We live in the information age. How fortunate for knowledge seekers; how unfortunate for the unwise knowledge seekers. It should be apparent that epistemic wisdom is the invaluable tool that aids us in demarcating good knowledge from bad. I believe there is no better way to cultivate that wisdom than by studying philosophy. I say studying philosophy because when one is properly trained in philosophy, one is properly trained in reading critically, thinking logically (formally and informally), understanding the nature of arguments, being able to explicitly reproduce them, and being able to pay close attention to the subtlety of a thesis as well as its panoramic scope. Philosophy as a discipline can aid the Christian.
Christians feel attacked by the media, academia, and society. Sometimes these feelings are unwarranted, sometimes they are warranted. What are Christians to think about the multitude of issues - apparently inconsistent with their beliefs - incumbent upon the survival of contemporary American culture? What can they say about evolution, intelligent design theory, economics, politics, etc., vis-a-vis their beliefs? They feel they know the truth about the matters, but many times cannot explicate why. Enter the role of the Christian philosopher: ambassador for Christian truth, explicator of ideas. The Christian philosopher can shed light on today's important issues such as intelligence theories and their role in our society.

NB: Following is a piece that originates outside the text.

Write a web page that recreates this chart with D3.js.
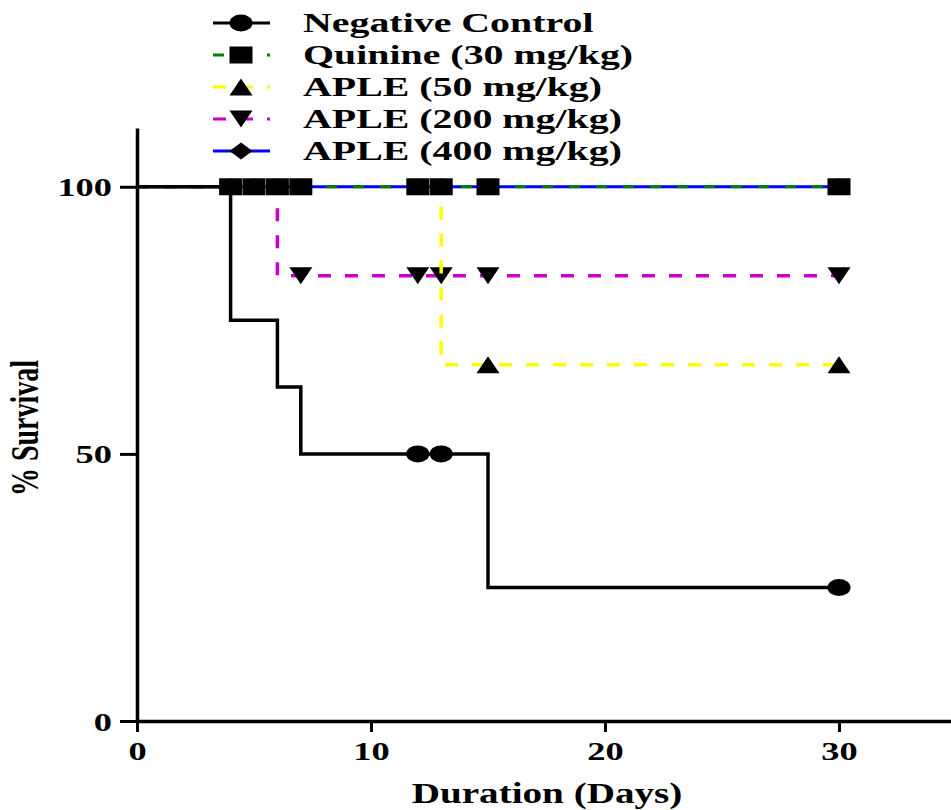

Intelligence theories are playing a greater role in American culture. Look at the controversy following the debut of The Bell Curve. It seems that as a society how we view intelligence will affect our educational system, our economic system, and most importantly - because we are able to directly determine through public policy the course of our country - our government.
This is the purpose of my blog: not to teach American Christians pseudo-apologetics; or what to say to so and so in such and such situation; but to give them the tools and wisdom needed to better understand the world they live in, and how to make sense of it apropos of their faith. Consequently, better understanding begets better reasoning; better reasoning begets greater faith.